調べたところ、私が観たのはシーズン10の第7話で、初回放送は2010年でした。
「科捜研の女」は25年つづく長寿ドラマで、300本近い話数があります。ということは、私があの日あの話に遭遇する確率は、単純計算でも300分の1。これに先述の不確定要素ふたつを掛け合わせれば、わずか数十秒の映像に遭遇する確率は天文学的数字になります。
しかも実際はもっとたくさんの不確定要素があるのです。
当日伏見へ出発した時間もショールームへの道順も行き当たりばったりで決めたことですし、そもそもあの定食店を選んだのも気まぐれで、不確定要素てんこ盛りなわけです。
こんな超常的な確率の偶然の一致はそうそう体験できるものではありません。だからこそ考えてしまうのです。
この偶然の一致の「意味は何か」と。
私は考えました。きっとものすごい意味があると期待して。
そうしてひとつの結論に達しました。
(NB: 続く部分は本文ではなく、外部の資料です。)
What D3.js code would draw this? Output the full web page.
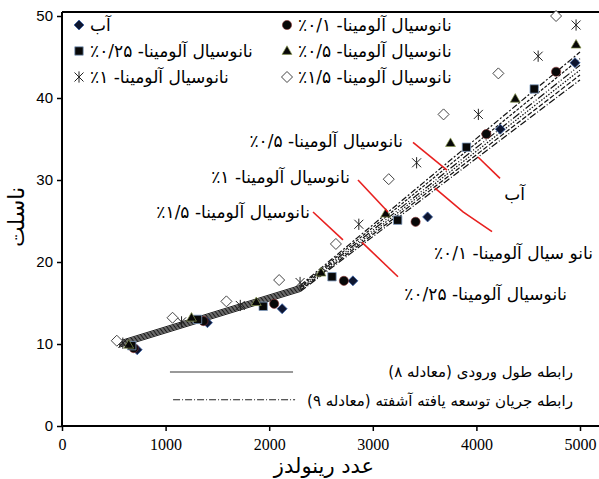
<!DOCTYPE html>
<html>
<head>
<meta charset="utf-8">
<script src="https://cdn.jsdelivr.net/npm/d3@7"></script>
<style>
  body { margin: 0; background: #fff; }
  .fa { direction: rtl; unicode-bidi: embed; font-family: "DejaVu Sans", sans-serif; }
</style>
</head>
<body>
<div id="chart"></div>
<script>
// Nusselt number vs Reynolds number

var reWater = [726, 1404, 2125, 2808, 3529, 4231, 4952];
var nuWater = [9.3, 12.6, 14.3, 17.7, 25.5, 36.2, 44.3];

var reNf01 = [692, 1365, 2048, 2721, 3413, 4096, 4769];
var nuNf01 = [9.5, 12.8, 14.9, 17.7, 24.9, 35.6, 43.2];

var reNf025 = [673, 1308, 1942, 2606, 3240, 3904, 4558];
var nuNf025 = [9.8, 13.0, 14.6, 18.2, 25.1, 34.0, 41.1];

var reNf05 = [644, 1250, 1875, 2500, 3125, 3750, 4375, 4962];
var nuNf05 = [9.9, 13.2, 15.1, 18.7, 25.9, 34.5, 39.9, 46.5];

var reNf1 = [587, 1154, 1721, 2298, 2865, 3423, 4019, 4596, 4962];
var nuNf1 = [10.1, 12.7, 14.7, 17.5, 24.6, 32.1, 38.0, 45.1, 48.9];

var reNf15 = [529, 1067, 1587, 2096, 2644, 3154, 3683, 4212, 4769];
var nuNf15 = [10.4, 13.2, 15.2, 17.8, 22.2, 30.1, 38.0, 43.0, 50.0];

// legend labels (same order as the series above)
var seriesNames = [
  "آب",
  "نانوسیال آلومینا- ۰/۱٪",
  "نانوسیال آلومینا- ۰/۲۵٪",
  "نانوسیال آلومینا- ۰/۵٪",
  "نانوسیال آلومینا- ۱٪",
  "نانوسیال آلومینا- ۱/۵٪"
];

// correlation lines: laminar (eq. 8) and turbulent (eq. 9), one per fluid
var lamRe = [550, 2300];
var lamNuStart = [9.6, 9.75, 9.9, 10.05, 10.2, 10.35];
var lamNuEnd = [16.4, 16.55, 16.7, 16.85, 17.0, 17.15];
var turbRe = [2300, 5000];
var turbNuEnd = [42.2, 42.8, 43.4, 44.0, 44.8, 45.6];

// tick values
var xTicks = [0, 1000, 2000, 3000, 4000, 5000];
var yTicks = [0, 10, 20, 30, 40, 50];

// annotation labels with red pointer lines (in Re / Nu units)
var noteText = [
  "نانوسیال آلومینا- ۰/۵٪",
  "آب",
  "نانوسیال آلومینا- ۱٪",
  "نانو سیال آلومینا- ۰/۱٪",
  "نانوسیال آلومینا- ۱/۵٪",
  "نانوسیال آلومینا- ۰/۲۵٪"
];
var noteRe = [3292, 4469, 2780, 5125, 2394, 4875];
var noteNu = [34.0, 27.6, 29.6, 20.4, 25.4, 15.4];
var pointerRe = [[3388, 3716], [4015, 4228], [2857, 3147], [3600, 3871, 4151], [2423, 2712], [2896, 3243]];
var pointerNu = [[34.6, 31.2], [32.8, 30.2], [30.0, 26.1], [29.0, 26.1, 23.7], [26.1, 22.7], [22.4, 18.2]];

// correlation legend
var corrNames = ["رابطه طول ورودی (معادله ۸)", "رابطه جریان توسعه یافته آشفته (معادله ۹)"];
var corrLegRe = [1042, 2230];
var corrLegNu = [6.6, 3.2];
var corrTextRe = 4932;
var corrTextNu = [6.0, 2.5];

var width = 599, height = 479;
var margin = { top: 16, right: 19, bottom: 53, left: 62 };

var xScale = d3.scaleLinear().domain([0, 5000]).range([margin.left, width - margin.right]);
var yScale = d3.scaleLinear().domain([0, 50]).range([height - margin.bottom, margin.top]);

var svg = d3.select("#chart")
  .append("svg")
  .attr("width", width)
  .attr("height", height);

// frame top line (legend box edge)
svg.append("line")
  .attr("x1", margin.left).attr("x2", width)
  .attr("y1", 12).attr("y2", 12)
  .attr("stroke", "#000").attr("stroke-width", 2);

// x axis
var xAxis = svg.append("g")
  .attr("transform", "translate(0," + yScale(0) + ")")
  .call(d3.axisBottom(xScale).tickValues(xTicks).tickSize(5).tickFormat(d3.format("d")));
xAxis.select(".domain").attr("d", "M" + margin.left + ",0H" + width).attr("stroke-width", 2);
xAxis.selectAll(".tick line").attr("stroke-width", 1.5);
xAxis.selectAll("text")
  .style("font-family", "Liberation Serif, serif")
  .style("font-size", "16px")
  .attr("dy", "1em")
  .attr("fill", "#000");

// y axis
var yAxis = svg.append("g")
  .attr("transform", "translate(" + margin.left + ",0)")
  .call(d3.axisLeft(yScale).tickValues(yTicks).tickSize(5));
yAxis.select(".domain").attr("d", "M0," + yScale(0) + "V12").attr("stroke-width", 2);
yAxis.selectAll(".tick line").attr("stroke-width", 1.5);
yAxis.selectAll("text")
  .style("font-family", "Liberation Sans, sans-serif")
  .style("font-size", "15px")
  .attr("x", -9)
  .attr("fill", "#000");

// axis titles
svg.append("text")
  .attr("class", "fa")
  .attr("x", (xScale(0) + xScale(5000)) / 2 + 3)
  .attr("y", height - 6)
  .attr("text-anchor", "middle")
  .style("font-size", "21px")
  .text("عدد رینولدز");

svg.append("text")
  .attr("class", "fa")
  .attr("transform", "translate(24," + yScale(25.5) + ") rotate(-90)")
  .attr("text-anchor", "middle")
  .style("font-size", "22px")
  .text("ناسلت");

// correlation lines
var lineGen = d3.line()
  .x(function(d) { return xScale(d[0]); })
  .y(function(d) { return yScale(d[1]); });

var turbDash = ["7,2,1,2", "5,2", "1.5,1.5", "8,2,1,2,1,2", "3,1.5", "6,2,2,2"];

lamNuStart.forEach(function(n0, i) {
  svg.append("path")
    .datum([[lamRe[0], n0], [lamRe[1], lamNuEnd[i]]])
    .attr("d", lineGen)
    .attr("fill", "none")
    .attr("stroke", "#000")
    .attr("stroke-width", 0.9);
  svg.append("path")
    .datum([[turbRe[0], lamNuEnd[i]], [turbRe[1], turbNuEnd[i]]])
    .attr("d", lineGen)
    .attr("fill", "none")
    .attr("stroke", "#111")
    .attr("stroke-width", 1.2)
    .attr("stroke-dasharray", turbDash[i]);
});

// markers
function asteriskPath(r) {
  return "M" + (-r) + "," + (-r) + "L" + r + "," + r +
    "M" + (-r) + "," + r + "L" + r + "," + (-r) +
    "M0," + (-r * 1.25) + "L0," + (r * 1.25);
}
function diamondPath(r) {
  return "M0," + (-r) + "L" + r + ",0L0," + r + "L" + (-r) + ",0Z";
}
function trianglePath(r) {
  return "M0," + (-r) + "L" + (r * 0.95) + "," + (r * 0.65) + "L" + (-r * 0.95) + "," + (r * 0.65) + "Z";
}
function squarePath(r) {
  return "M" + (-r) + "," + (-r) + "H" + r + "V" + r + "H" + (-r) + "Z";
}
function circlePath(r) {
  return "M" + r + ",0A" + r + "," + r + " 0 1,1 " + (-r) + ",0A" + r + "," + r + " 0 1,1 " + r + ",0Z";
}

var markerStyles = [
  { path: diamondPath(5), fill: "#0e1630", stroke: "#3a62a8", sw: 0.8 },
  { path: circlePath(4.6), fill: "#080808", stroke: "#8a3030", sw: 0.6 },
  { path: squarePath(4.2), fill: "#080808", stroke: "#7f9cc0", sw: 0.8 },
  { path: trianglePath(5.2), fill: "#080808", stroke: "#8a9a50", sw: 0.7 },
  { path: asteriskPath(4.5), fill: "none", stroke: "#222", sw: 1 },
  { path: diamondPath(5.5), fill: "#fff", stroke: "#444", sw: 1 }
];

var seriesRe = [reWater, reNf01, reNf025, reNf05, reNf1, reNf15];
var seriesNu = [nuWater, nuNf01, nuNf025, nuNf05, nuNf1, nuNf15];

seriesRe.forEach(function(res, i) {
  var st = markerStyles[i];
  svg.append("g")
    .selectAll("path")
    .data(res.map(function(r, j) { return [r, seriesNu[i][j]]; }))
    .enter()
    .append("path")
    .attr("d", st.path)
    .attr("transform", function(d) { return "translate(" + xScale(d[0]) + "," + yScale(d[1]) + ")"; })
    .attr("fill", st.fill)
    .attr("stroke", st.stroke)
    .attr("stroke-width", st.sw);
});

// red pointer lines and labels
pointerRe.forEach(function(res, i) {
  svg.append("path")
    .datum(res.map(function(r, j) { return [r, pointerNu[i][j]]; }))
    .attr("d", lineGen)
    .attr("fill", "none")
    .attr("stroke", "#e8201f")
    .attr("stroke-width", 1.6);
});

noteText.forEach(function(t, i) {
  svg.append("text")
    .attr("class", "fa")
    .attr("x", xScale(noteRe[i]))
    .attr("y", yScale(noteNu[i]))
    .attr("text-anchor", "start")
    .style("font-size", "17px")
    .text(t);
});

// series legend (two columns, three rows)
var legCol = [79, 287];
var legRow = [25, 51, 77];
var legOrder = [[0, 0], [1, 0], [0, 1], [1, 1], [0, 2], [1, 2]];
legOrder.forEach(function(pos, i) {
  var st = markerStyles[i];
  var cx = legCol[pos[0]], cy = legRow[pos[1]];
  svg.append("path")
    .attr("d", st.path)
    .attr("transform", "translate(" + cx + "," + cy + ")")
    .attr("fill", st.fill)
    .attr("stroke", st.stroke)
    .attr("stroke-width", st.sw);
  svg.append("text")
    .attr("class", "fa")
    .attr("x", cx + 11)
    .attr("y", cy + 6)
    .attr("text-anchor", "end")
    .style("font-size", "17px")
    .text(seriesNames[i]);
});

// correlation legend
svg.append("line")
  .attr("x1", xScale(corrLegRe[0])).attr("x2", xScale(corrLegRe[1]))
  .attr("y1", yScale(corrLegNu[0])).attr("y2", yScale(corrLegNu[0]))
  .attr("stroke", "#999").attr("stroke-width", 2);
svg.append("line")
  .attr("x1", xScale(corrLegRe[0] + 30)).attr("x2", xScale(corrLegRe[1] + 20))
  .attr("y1", yScale(corrLegNu[1])).attr("y2", yScale(corrLegNu[1]))
  .attr("stroke", "#222").attr("stroke-width", 1.2)
  .attr("stroke-dasharray", "7,2,1,2");

corrNames.forEach(function(t, i) {
  svg.append("text")
    .attr("class", "fa")
    .attr("x", xScale(corrTextRe))
    .attr("y", yScale(corrTextNu[i]))
    .attr("text-anchor", "start")
    .style("font-size", "15px")
    .text(t);
});
</script>
</body>
</html>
いや、達せざるを得なかったと言っていいでしょう。
その結論とは--
「意味がわからない」
科学捜査で事件を解決してきた土門刑事の声が聞こえてきそうです。私は脱力して考えるのをやめました。
夜になって、もう一度スマホで撮影した写真と動画を見返しました。
意味不明とはいえ、スリリングで楽しい体験でした。異常に興奮したので、血行が良くなって体が柔らかくなった気さえします。
これでいいじゃないか。平穏がいいとはいえ、なんの事件もなく過ごすには人生はちょっと長すぎる。
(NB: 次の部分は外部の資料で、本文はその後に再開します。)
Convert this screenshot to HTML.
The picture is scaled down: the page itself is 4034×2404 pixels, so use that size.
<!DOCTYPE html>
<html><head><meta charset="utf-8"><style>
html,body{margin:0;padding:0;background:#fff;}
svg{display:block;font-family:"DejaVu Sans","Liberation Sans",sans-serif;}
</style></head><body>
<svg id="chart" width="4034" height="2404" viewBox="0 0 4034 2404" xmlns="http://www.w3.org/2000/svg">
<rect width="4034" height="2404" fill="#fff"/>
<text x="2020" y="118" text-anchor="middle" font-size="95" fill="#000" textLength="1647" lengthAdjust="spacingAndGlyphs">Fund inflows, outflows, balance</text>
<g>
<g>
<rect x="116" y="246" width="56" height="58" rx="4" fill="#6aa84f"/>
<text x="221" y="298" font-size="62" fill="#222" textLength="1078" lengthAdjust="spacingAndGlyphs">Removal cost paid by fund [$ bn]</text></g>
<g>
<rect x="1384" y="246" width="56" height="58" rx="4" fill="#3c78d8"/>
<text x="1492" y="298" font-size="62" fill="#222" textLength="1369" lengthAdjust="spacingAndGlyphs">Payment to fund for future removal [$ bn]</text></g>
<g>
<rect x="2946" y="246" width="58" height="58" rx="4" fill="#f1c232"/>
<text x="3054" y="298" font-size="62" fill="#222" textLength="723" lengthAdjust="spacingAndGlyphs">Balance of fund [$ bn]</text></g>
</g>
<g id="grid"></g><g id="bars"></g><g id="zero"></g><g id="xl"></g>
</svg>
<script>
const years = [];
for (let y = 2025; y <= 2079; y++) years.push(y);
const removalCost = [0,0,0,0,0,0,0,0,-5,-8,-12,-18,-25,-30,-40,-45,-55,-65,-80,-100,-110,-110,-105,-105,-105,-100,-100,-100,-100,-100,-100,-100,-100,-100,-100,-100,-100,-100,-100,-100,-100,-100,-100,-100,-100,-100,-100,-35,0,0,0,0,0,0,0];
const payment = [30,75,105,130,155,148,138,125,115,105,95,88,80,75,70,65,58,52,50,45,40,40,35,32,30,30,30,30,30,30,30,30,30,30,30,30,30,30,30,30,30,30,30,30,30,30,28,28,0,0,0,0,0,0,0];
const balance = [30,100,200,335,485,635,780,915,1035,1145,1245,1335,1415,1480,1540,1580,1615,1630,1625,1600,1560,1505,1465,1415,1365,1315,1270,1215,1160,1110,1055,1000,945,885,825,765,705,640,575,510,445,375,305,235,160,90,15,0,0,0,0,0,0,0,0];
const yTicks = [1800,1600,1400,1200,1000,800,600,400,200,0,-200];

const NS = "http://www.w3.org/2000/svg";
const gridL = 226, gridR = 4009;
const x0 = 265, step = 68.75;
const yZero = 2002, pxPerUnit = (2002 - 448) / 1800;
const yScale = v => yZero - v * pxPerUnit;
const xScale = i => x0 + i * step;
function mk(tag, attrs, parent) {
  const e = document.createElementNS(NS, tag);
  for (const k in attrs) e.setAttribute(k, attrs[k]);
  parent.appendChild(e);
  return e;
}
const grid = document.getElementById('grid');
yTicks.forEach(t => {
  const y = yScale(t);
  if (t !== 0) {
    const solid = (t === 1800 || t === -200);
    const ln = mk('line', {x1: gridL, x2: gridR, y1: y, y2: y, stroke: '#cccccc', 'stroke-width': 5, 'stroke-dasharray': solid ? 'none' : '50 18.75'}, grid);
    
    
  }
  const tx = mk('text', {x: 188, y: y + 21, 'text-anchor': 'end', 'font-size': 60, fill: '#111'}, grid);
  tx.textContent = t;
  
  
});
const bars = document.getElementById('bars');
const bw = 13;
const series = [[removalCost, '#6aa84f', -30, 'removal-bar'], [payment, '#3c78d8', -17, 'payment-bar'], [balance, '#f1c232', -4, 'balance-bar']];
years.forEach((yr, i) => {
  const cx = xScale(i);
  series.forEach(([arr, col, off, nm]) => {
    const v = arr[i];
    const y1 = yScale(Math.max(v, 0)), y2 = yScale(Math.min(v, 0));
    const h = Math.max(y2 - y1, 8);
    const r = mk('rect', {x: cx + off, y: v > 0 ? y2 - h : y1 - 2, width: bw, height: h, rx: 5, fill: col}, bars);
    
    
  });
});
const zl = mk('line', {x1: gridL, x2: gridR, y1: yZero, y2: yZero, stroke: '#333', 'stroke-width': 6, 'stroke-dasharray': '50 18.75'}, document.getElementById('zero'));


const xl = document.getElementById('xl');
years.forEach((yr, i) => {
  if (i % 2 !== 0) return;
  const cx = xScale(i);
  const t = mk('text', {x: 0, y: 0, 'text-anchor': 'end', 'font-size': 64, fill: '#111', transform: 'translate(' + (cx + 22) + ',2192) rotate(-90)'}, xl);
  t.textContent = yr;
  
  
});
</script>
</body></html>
そんなことを思いながら定食店で撮った「科捜研の女」の動画を探しました。
ところが、ない。どれだけ探しても、ない。ハンバーグの写真はあるのに、肝心の動画がどこにもないのです。
「こっ、こいつは……」
まさか、なにか映ってはいけないものが映っていて、その露見を恐れた超常的な存在あるいは謎の組織が、私のスマホを操作して動画を消した--?
やはり今回の偶然には重大な意味があるのではないか。
そこであらためて検証しました。注意深く、慎重に。
すると不穏な事実が浮かび上がってきました。
「ボタンの押し忘れ」
あまりの興奮に指が震えていたようです。
普段から録画ボタンを押し忘れることが多いので疑う気もおきず、この問題はこれにて落着。私の不思議な一日も幕を閉じました。
最後に後日談をひとつ。
私は現在、天狼院書店のライティング・セミナーに参加しています。会場は東京、カジュアルでおしゃれな渋谷店です。
一回目の講義のとき、最後列の黄色い木の椅子に座ったのですが、そこである物に目を奪われました。
私の真後ろに置かれていた、場違いに重厚な一台のソファ。
それは、あの日私が見にいったメーカーのソファと同じソファで……
世界は意味不明な偶然に溢れています。